— Task statement —
From the records below, extract all the text exactly and leave the images behind.

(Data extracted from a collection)
○ ○ ○ ○
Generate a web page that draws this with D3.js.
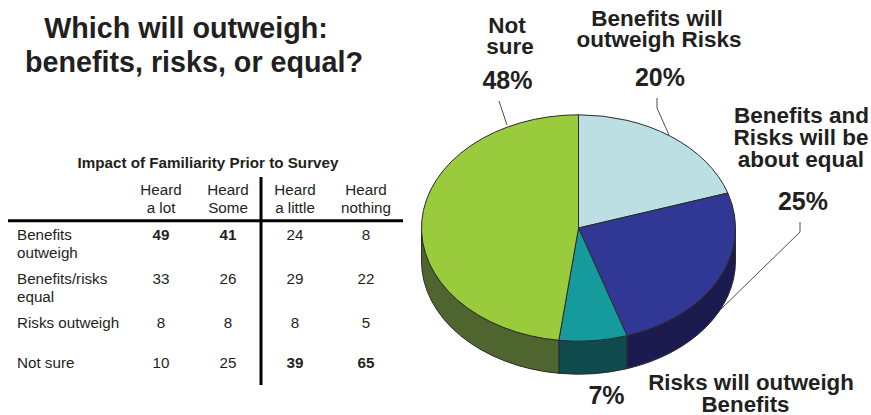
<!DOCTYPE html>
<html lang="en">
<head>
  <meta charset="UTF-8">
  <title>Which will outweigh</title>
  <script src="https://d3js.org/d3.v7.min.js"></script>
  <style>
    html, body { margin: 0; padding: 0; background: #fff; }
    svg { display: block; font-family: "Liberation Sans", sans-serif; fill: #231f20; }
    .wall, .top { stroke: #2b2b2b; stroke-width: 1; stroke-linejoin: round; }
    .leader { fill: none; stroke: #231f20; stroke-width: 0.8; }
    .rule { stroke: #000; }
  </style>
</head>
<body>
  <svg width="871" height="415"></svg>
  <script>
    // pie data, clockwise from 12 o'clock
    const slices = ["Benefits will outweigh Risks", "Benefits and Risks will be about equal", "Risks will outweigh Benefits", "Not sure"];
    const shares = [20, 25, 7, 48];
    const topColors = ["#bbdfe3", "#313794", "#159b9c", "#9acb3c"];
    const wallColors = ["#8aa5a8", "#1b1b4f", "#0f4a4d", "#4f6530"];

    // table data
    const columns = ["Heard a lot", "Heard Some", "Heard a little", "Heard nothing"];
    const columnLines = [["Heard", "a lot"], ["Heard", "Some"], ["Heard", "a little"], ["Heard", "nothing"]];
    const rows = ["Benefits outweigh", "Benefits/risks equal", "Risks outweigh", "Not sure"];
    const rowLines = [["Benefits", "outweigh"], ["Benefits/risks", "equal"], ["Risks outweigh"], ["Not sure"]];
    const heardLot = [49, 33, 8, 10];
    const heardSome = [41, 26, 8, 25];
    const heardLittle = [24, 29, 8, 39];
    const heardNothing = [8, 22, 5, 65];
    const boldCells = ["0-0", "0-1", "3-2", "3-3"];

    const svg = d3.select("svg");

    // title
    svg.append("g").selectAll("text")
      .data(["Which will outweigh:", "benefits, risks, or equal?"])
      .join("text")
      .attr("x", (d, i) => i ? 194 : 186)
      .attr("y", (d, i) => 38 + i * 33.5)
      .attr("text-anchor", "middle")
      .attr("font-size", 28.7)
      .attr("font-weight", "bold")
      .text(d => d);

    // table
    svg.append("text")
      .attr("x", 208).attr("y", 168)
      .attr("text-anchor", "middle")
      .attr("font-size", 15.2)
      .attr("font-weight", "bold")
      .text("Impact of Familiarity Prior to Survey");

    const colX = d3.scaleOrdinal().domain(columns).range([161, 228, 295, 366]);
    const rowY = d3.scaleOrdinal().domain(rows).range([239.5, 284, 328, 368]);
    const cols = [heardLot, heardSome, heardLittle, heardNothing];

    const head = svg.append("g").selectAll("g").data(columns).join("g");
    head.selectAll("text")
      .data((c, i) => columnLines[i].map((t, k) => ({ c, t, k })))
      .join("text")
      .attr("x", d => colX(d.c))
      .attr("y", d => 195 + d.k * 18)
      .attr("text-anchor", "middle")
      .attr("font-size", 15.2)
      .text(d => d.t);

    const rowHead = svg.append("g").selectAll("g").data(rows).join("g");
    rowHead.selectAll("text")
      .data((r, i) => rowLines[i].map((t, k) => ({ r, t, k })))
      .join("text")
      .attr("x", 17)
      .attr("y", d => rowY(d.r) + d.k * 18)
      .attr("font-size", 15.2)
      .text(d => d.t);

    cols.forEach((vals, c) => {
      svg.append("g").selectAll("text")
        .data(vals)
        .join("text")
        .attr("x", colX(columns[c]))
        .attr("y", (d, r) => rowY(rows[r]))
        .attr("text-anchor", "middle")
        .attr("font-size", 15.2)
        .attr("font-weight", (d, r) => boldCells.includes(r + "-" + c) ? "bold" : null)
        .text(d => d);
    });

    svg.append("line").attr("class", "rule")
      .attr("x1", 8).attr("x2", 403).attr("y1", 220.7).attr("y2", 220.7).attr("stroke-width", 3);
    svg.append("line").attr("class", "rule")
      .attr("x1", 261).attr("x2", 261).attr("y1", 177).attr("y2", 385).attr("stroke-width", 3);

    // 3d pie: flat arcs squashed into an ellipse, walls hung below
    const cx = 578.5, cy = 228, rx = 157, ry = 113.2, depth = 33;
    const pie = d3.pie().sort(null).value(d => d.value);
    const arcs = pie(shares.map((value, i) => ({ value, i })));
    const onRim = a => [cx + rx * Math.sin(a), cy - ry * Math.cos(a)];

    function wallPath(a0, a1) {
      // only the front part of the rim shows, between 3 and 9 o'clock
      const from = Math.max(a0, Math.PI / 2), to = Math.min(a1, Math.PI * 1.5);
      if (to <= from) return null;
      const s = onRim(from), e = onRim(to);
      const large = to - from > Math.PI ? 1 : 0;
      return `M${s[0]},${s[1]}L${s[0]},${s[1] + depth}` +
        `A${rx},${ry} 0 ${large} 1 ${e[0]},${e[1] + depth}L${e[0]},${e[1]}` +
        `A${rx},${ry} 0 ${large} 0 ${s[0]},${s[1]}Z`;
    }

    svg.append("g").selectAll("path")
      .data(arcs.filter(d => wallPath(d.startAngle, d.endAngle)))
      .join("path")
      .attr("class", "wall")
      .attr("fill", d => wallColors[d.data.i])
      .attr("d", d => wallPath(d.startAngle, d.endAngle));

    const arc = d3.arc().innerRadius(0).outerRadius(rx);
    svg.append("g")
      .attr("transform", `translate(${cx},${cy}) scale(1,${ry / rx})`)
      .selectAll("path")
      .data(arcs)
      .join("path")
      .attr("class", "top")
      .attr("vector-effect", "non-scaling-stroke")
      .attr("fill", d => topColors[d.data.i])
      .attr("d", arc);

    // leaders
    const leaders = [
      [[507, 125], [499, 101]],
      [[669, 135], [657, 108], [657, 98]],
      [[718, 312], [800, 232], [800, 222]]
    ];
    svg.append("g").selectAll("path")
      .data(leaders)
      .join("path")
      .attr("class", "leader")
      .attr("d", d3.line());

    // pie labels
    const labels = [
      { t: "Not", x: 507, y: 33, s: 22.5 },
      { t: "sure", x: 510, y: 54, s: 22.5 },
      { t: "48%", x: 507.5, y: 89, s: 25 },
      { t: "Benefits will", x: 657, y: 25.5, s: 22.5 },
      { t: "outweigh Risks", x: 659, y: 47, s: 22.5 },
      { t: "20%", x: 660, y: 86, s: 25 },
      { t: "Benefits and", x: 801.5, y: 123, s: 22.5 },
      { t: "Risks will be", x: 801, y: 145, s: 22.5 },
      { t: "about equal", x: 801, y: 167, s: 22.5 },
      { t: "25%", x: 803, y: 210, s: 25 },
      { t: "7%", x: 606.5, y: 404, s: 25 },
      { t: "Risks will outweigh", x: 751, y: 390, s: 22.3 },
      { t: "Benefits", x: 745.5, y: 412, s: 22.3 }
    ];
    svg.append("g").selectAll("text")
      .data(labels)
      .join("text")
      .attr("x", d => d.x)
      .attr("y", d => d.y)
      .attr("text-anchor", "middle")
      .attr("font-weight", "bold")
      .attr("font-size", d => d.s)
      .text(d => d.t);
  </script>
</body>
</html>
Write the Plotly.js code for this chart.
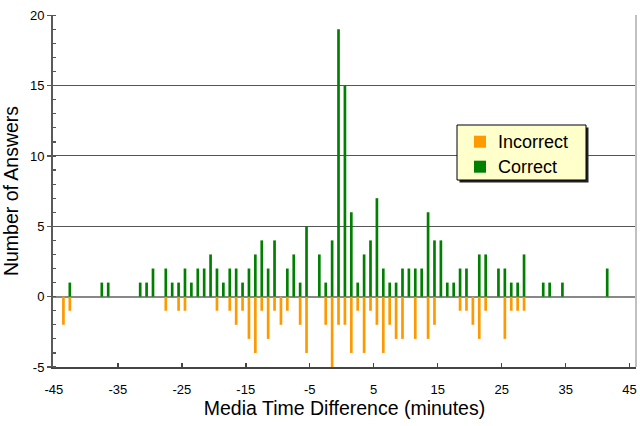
○ ○ ○ ○
— Task output —
Generate a web page that draws this with D3.js.
<!DOCTYPE html>
<html lang="en">
<head>
  <meta charset="UTF-8">
  <title>Which will outweigh</title>
  <script src="https://d3js.org/d3.v7.min.js"></script>
  <style>
    html, body { margin: 0; padding: 0; background: #fff; }
    svg { display: block; font-family: "Liberation Sans", sans-serif; fill: #231f20; }
    .wall, .top { stroke: #2b2b2b; stroke-width: 1; stroke-linejoin: round; }
    .leader { fill: none; stroke: #231f20; stroke-width: 0.8; }
    .rule { stroke: #000; }
  </style>
</head>
<body>
  <svg width="871" height="415"></svg>
  <script>
    // pie data, clockwise from 12 o'clock
    const slices = ["Benefits will outweigh Risks", "Benefits and Risks will be about equal", "Risks will outweigh Benefits", "Not sure"];
    const shares = [20, 25, 7, 48];
    const topColors = ["#bbdfe3", "#313794", "#159b9c", "#9acb3c"];
    const wallColors = ["#8aa5a8", "#1b1b4f", "#0f4a4d", "#4f6530"];

    // table data
    const columns = ["Heard a lot", "Heard Some", "Heard a little", "Heard nothing"];
    const columnLines = [["Heard", "a lot"], ["Heard", "Some"], ["Heard", "a little"], ["Heard", "nothing"]];
    const rows = ["Benefits outweigh", "Benefits/risks equal", "Risks outweigh", "Not sure"];
    const rowLines = [["Benefits", "outweigh"], ["Benefits/risks", "equal"], ["Risks outweigh"], ["Not sure"]];
    const heardLot = [49, 33, 8, 10];
    const heardSome = [41, 26, 8, 25];
    const heardLittle = [24, 29, 8, 39];
    const heardNothing = [8, 22, 5, 65];
    const boldCells = ["0-0", "0-1", "3-2", "3-3"];

    const svg = d3.select("svg");

    // title
    svg.append("g").selectAll("text")
      .data(["Which will outweigh:", "benefits, risks, or equal?"])
      .join("text")
      .attr("x", (d, i) => i ? 194 : 186)
      .attr("y", (d, i) => 38 + i * 33.5)
      .attr("text-anchor", "middle")
      .attr("font-size", 28.7)
      .attr("font-weight", "bold")
      .text(d => d);

    // table
    svg.append("text")
      .attr("x", 208).attr("y", 168)
      .attr("text-anchor", "middle")
      .attr("font-size", 15.2)
      .attr("font-weight", "bold")
      .text("Impact of Familiarity Prior to Survey");

    const colX = d3.scaleOrdinal().domain(columns).range([161, 228, 295, 366]);
    const rowY = d3.scaleOrdinal().domain(rows).range([239.5, 284, 328, 368]);
    const cols = [heardLot, heardSome, heardLittle, heardNothing];

    const head = svg.append("g").selectAll("g").data(columns).join("g");
    head.selectAll("text")
      .data((c, i) => columnLines[i].map((t, k) => ({ c, t, k })))
      .join("text")
      .attr("x", d => colX(d.c))
      .attr("y", d => 195 + d.k * 18)
      .attr("text-anchor", "middle")
      .attr("font-size", 15.2)
      .text(d => d.t);

    const rowHead = svg.append("g").selectAll("g").data(rows).join("g");
    rowHead.selectAll("text")
      .data((r, i) => rowLines[i].map((t, k) => ({ r, t, k })))
      .join("text")
      .attr("x", 17)
      .attr("y", d => rowY(d.r) + d.k * 18)
      .attr("font-size", 15.2)
      .text(d => d.t);

    cols.forEach((vals, c) => {
      svg.append("g").selectAll("text")
        .data(vals)
        .join("text")
        .attr("x", colX(columns[c]))
        .attr("y", (d, r) => rowY(rows[r]))
        .attr("text-anchor", "middle")
        .attr("font-size", 15.2)
        .attr("font-weight", (d, r) => boldCells.includes(r + "-" + c) ? "bold" : null)
        .text(d => d);
    });

    svg.append("line").attr("class", "rule")
      .attr("x1", 8).attr("x2", 403).attr("y1", 220.7).attr("y2", 220.7).attr("stroke-width", 3);
    svg.append("line").attr("class", "rule")
      .attr("x1", 261).attr("x2", 261).attr("y1", 177).attr("y2", 385).attr("stroke-width", 3);

    // 3d pie: flat arcs squashed into an ellipse, walls hung below
    const cx = 578.5, cy = 228, rx = 157, ry = 113.2, depth = 33;
    const pie = d3.pie().sort(null).value(d => d.value);
    const arcs = pie(shares.map((value, i) => ({ value, i })));
    const onRim = a => [cx + rx * Math.sin(a), cy - ry * Math.cos(a)];

    function wallPath(a0, a1) {
      // only the front part of the rim shows, between 3 and 9 o'clock
      const from = Math.max(a0, Math.PI / 2), to = Math.min(a1, Math.PI * 1.5);
      if (to <= from) return null;
      const s = onRim(from), e = onRim(to);
      const large = to - from > Math.PI ? 1 : 0;
      return `M${s[0]},${s[1]}L${s[0]},${s[1] + depth}` +
        `A${rx},${ry} 0 ${large} 1 ${e[0]},${e[1] + depth}L${e[0]},${e[1]}` +
        `A${rx},${ry} 0 ${large} 0 ${s[0]},${s[1]}Z`;
    }

    svg.append("g").selectAll("path")
      .data(arcs.filter(d => wallPath(d.startAngle, d.endAngle)))
      .join("path")
      .attr("class", "wall")
      .attr("fill", d => wallColors[d.data.i])
      .attr("d", d => wallPath(d.startAngle, d.endAngle));

    const arc = d3.arc().innerRadius(0).outerRadius(rx);
    svg.append("g")
      .attr("transform", `translate(${cx},${cy}) scale(1,${ry / rx})`)
      .selectAll("path")
      .data(arcs)
      .join("path")
      .attr("class", "top")
      .attr("vector-effect", "non-scaling-stroke")
      .attr("fill", d => topColors[d.data.i])
      .attr("d", arc);

    // leaders
    const leaders = [
      [[507, 125], [499, 101]],
      [[669, 135], [657, 108], [657, 98]],
      [[718, 312], [800, 232], [800, 222]]
    ];
    svg.append("g").selectAll("path")
      .data(leaders)
      .join("path")
      .attr("class", "leader")
      .attr("d", d3.line());

    // pie labels
    const labels = [
      { t: "Not", x: 507, y: 33, s: 22.5 },
      { t: "sure", x: 510, y: 54, s: 22.5 },
      { t: "48%", x: 507.5, y: 89, s: 25 },
      { t: "Benefits will", x: 657, y: 25.5, s: 22.5 },
      { t: "outweigh Risks", x: 659, y: 47, s: 22.5 },
      { t: "20%", x: 660, y: 86, s: 25 },
      { t: "Benefits and", x: 801.5, y: 123, s: 22.5 },
      { t: "Risks will be", x: 801, y: 145, s: 22.5 },
      { t: "about equal", x: 801, y: 167, s: 22.5 },
      { t: "25%", x: 803, y: 210, s: 25 },
      { t: "7%", x: 606.5, y: 404, s: 25 },
      { t: "Risks will outweigh", x: 751, y: 390, s: 22.3 },
      { t: "Benefits", x: 745.5, y: 412, s: 22.3 }
    ];
    svg.append("g").selectAll("text")
      .data(labels)
      .join("text")
      .attr("x", d => d.x)
      .attr("y", d => d.y)
      .attr("text-anchor", "middle")
      .attr("font-weight", "bold")
      .attr("font-size", d => d.s)
      .text(d => d.t);
  </script>
</body>
</html>
Write the Plotly.js code for this chart.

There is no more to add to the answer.